Given exercise:
Quote the listing below in its entirety, omitting every image.

════════════════

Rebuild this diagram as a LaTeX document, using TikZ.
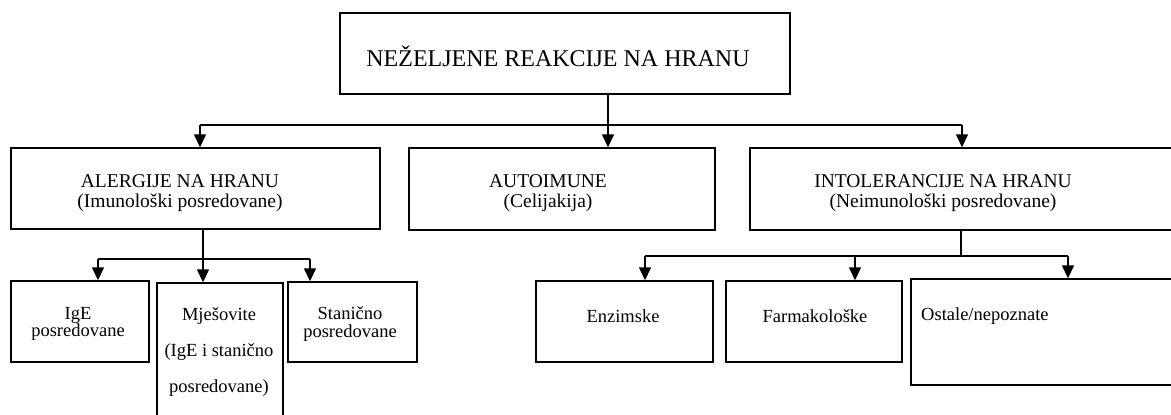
\documentclass[tikz,border=0pt]{standalone}
\usepackage{fontspec}
\setmainfont{Liberation Serif}
\usetikzlibrary{arrows.meta}
\begin{document}
\begin{tikzpicture}[x=1pt,y=-1pt,
		box/.style={draw,line width=1.4pt,inner sep=0pt},
		top/.style={inner sep=0pt,font=\fontsize{24}{26}\selectfont},
		lbl/.style={align=center,inner sep=0pt,font=\fontsize{19.5}{20}\selectfont},
		sub/.style={align=center,inner sep=0pt,font=\fontsize{18.5}{17.5}\selectfont},
		link/.style={line width=1.4pt},
		arr/.style={-{Triangle[width=12pt,length=13pt]},line width=1.4pt}]
	\useasboundingbox (0,0) rectangle (1171,415);
	\clip (0,0) rectangle (1171,415);
	\node[box,minimum width=450pt,minimum height=81pt] (nez) at (565,53.5) {};
	\node[top] (neztxt) at (558,56) {NEŽELJENE REAKCIJE NA HRANU};
	\node[box,minimum width=369pt,minimum height=81pt] (alerg) at (195.5,188.5) {};
	\node[lbl] (alergtxt) at (180,193) {ALERGIJE NA HRANU\\(Imunološki posredovane)};
	\node[box,minimum width=306pt,minimum height=82pt] (auto) at (562,189) {};
	\node[lbl] (autotxt) at (548,193) {AUTOIMUNE\\(Celijakija)};
	\node[box,minimum width=450pt,minimum height=82pt] (intol) at (975,189) {};
	\node[lbl] (intoltxt) at (943,193) {INTOLERANCIJE NA HRANU\\(Neimunološki posredovane)};
	\node[box,minimum width=138pt,minimum height=81pt] (ige) at (80,321.5) {};
	\node[sub] (igetxt) at (78,324) {IgE\\posredovane};
	\node[box,minimum width=126pt,minimum height=157pt] (mjes) at (220,361.5) {};
	\node[sub,font=\fontsize{18.5}{36}\selectfont] (mjestxt) at (219,352) {Mješovite\\(IgE i stanično\\posredovane)};
	\node[box,minimum width=129pt,minimum height=80pt] (stan) at (352.5,322) {};
	\node[sub] (stantxt) at (350,324) {Stanično\\posredovane};
	\node[box,minimum width=177pt,minimum height=81pt] (enz) at (624.5,321.5) {};
	\node[sub] (enztxt) at (623,316) {Enzimske};
	\node[box,minimum width=176pt,minimum height=81pt] (farm) at (814,321.5) {};
	\node[sub] (farmtxt) at (815,316) {Farmakološke};
	\node[box,minimum width=289pt,minimum height=106pt] (ost) at (1055.5,332) {};
	\node[sub,anchor=west] (osttxt) at (921,316) {Ostale/nepoznate};
	\coordinate (ja) at (200,125);
	\coordinate (jm) at (608,125);
	\coordinate (ji) at (962,125);
	\draw[link] (jm |- nez.south) -- (jm);
	\draw[link] (ja) -- (ji);
	\draw[arr] (ja) -- (ja |- alerg.north);
	\draw[arr] (jm) -- (jm |- auto.north);
	\draw[arr] (ji) -- (ji |- intol.north);
	\coordinate (ka) at (203,259);
	\coordinate (k1) at (98,259);
	\coordinate (k3) at (310,259);
	\draw[link] (ka |- alerg.south) -- (ka);
	\draw[link] (k1) -- (k3);
	\draw[arr] (k1) -- (k1 |- ige.north);
	\draw[arr] (ka) -- (ka |- mjes.north);
	\draw[arr] (k3) -- (k3 |- stan.north);
	\coordinate (ki) at (961,256);
	\coordinate (k4) at (645,256);
	\coordinate (k5) at (855,256);
	\coordinate (k6) at (1068,256);
	\draw[link] (ki |- intol.south) -- (ki);
	\draw[link] (k4) -- (k6);
	\draw[arr] (k4) -- (k4 |- enz.north);
	\draw[arr] (k5) -- (k5 |- farm.north);
	\draw[arr] (k6) -- (k6 |- ost.north);
\end{tikzpicture}
\end{document}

════════════════

Finished answer:
Rebuild this diagram as a LaTeX document, using TikZ.
\documentclass[tikz,border=0pt]{standalone}
\usepackage{fontspec}
\setmainfont{Liberation Serif}
\usetikzlibrary{arrows.meta}
\begin{document}
\begin{tikzpicture}[x=1pt,y=-1pt,
		box/.style={draw,line width=1.4pt,inner sep=0pt},
		top/.style={inner sep=0pt,font=\fontsize{24}{26}\selectfont},
		lbl/.style={align=center,inner sep=0pt,font=\fontsize{19.5}{20}\selectfont},
		sub/.style={align=center,inner sep=0pt,font=\fontsize{18.5}{17.5}\selectfont},
		link/.style={line width=1.4pt},
		arr/.style={-{Triangle[width=12pt,length=13pt]},line width=1.4pt}]
	\useasboundingbox (0,0) rectangle (1171,415);
	\clip (0,0) rectangle (1171,415);
	\node[box,minimum width=450pt,minimum height=81pt] (nez) at (565,53.5) {};
	\node[top] (neztxt) at (558,56) {NEŽELJENE REAKCIJE NA HRANU};
	\node[box,minimum width=369pt,minimum height=81pt] (alerg) at (195.5,188.5) {};
	\node[lbl] (alergtxt) at (180,193) {ALERGIJE NA HRANU\\(Imunološki posredovane)};
	\node[box,minimum width=306pt,minimum height=82pt] (auto) at (562,189) {};
	\node[lbl] (autotxt) at (548,193) {AUTOIMUNE\\(Celijakija)};
	\node[box,minimum width=450pt,minimum height=82pt] (intol) at (975,189) {};
	\node[lbl] (intoltxt) at (943,193) {INTOLERANCIJE NA HRANU\\(Neimunološki posredovane)};
	\node[box,minimum width=138pt,minimum height=81pt] (ige) at (80,321.5) {};
	\node[sub] (igetxt) at (78,324) {IgE\\posredovane};
	\node[box,minimum width=126pt,minimum height=157pt] (mjes) at (220,361.5) {};
	\node[sub,font=\fontsize{18.5}{36}\selectfont] (mjestxt) at (219,352) {Mješovite\\(IgE i stanično\\posredovane)};
	\node[box,minimum width=129pt,minimum height=80pt] (stan) at (352.5,322) {};
	\node[sub] (stantxt) at (350,324) {Stanično\\posredovane};
	\node[box,minimum width=177pt,minimum height=81pt] (enz) at (624.5,321.5) {};
	\node[sub] (enztxt) at (623,316) {Enzimske};
	\node[box,minimum width=176pt,minimum height=81pt] (farm) at (814,321.5) {};
	\node[sub] (farmtxt) at (815,316) {Farmakološke};
	\node[box,minimum width=289pt,minimum height=106pt] (ost) at (1055.5,332) {};
	\node[sub,anchor=west] (osttxt) at (921,316) {Ostale/nepoznate};
	\coordinate (ja) at (200,125);
	\coordinate (jm) at (608,125);
	\coordinate (ji) at (962,125);
	\draw[link] (jm |- nez.south) -- (jm);
	\draw[link] (ja) -- (ji);
	\draw[arr] (ja) -- (ja |- alerg.north);
	\draw[arr] (jm) -- (jm |- auto.north);
	\draw[arr] (ji) -- (ji |- intol.north);
	\coordinate (ka) at (203,259);
	\coordinate (k1) at (98,259);
	\coordinate (k3) at (310,259);
	\draw[link] (ka |- alerg.south) -- (ka);
	\draw[link] (k1) -- (k3);
	\draw[arr] (k1) -- (k1 |- ige.north);
	\draw[arr] (ka) -- (ka |- mjes.north);
	\draw[arr] (k3) -- (k3 |- stan.north);
	\coordinate (ki) at (961,256);
	\coordinate (k4) at (645,256);
	\coordinate (k5) at (855,256);
	\coordinate (k6) at (1068,256);
	\draw[link] (ki |- intol.south) -- (ki);
	\draw[link] (k4) -- (k6);
	\draw[arr] (k4) -- (k4 |- enz.north);
	\draw[arr] (k5) -- (k5 |- farm.north);
	\draw[arr] (k6) -- (k6 |- ost.north);
\end{tikzpicture}
\end{document}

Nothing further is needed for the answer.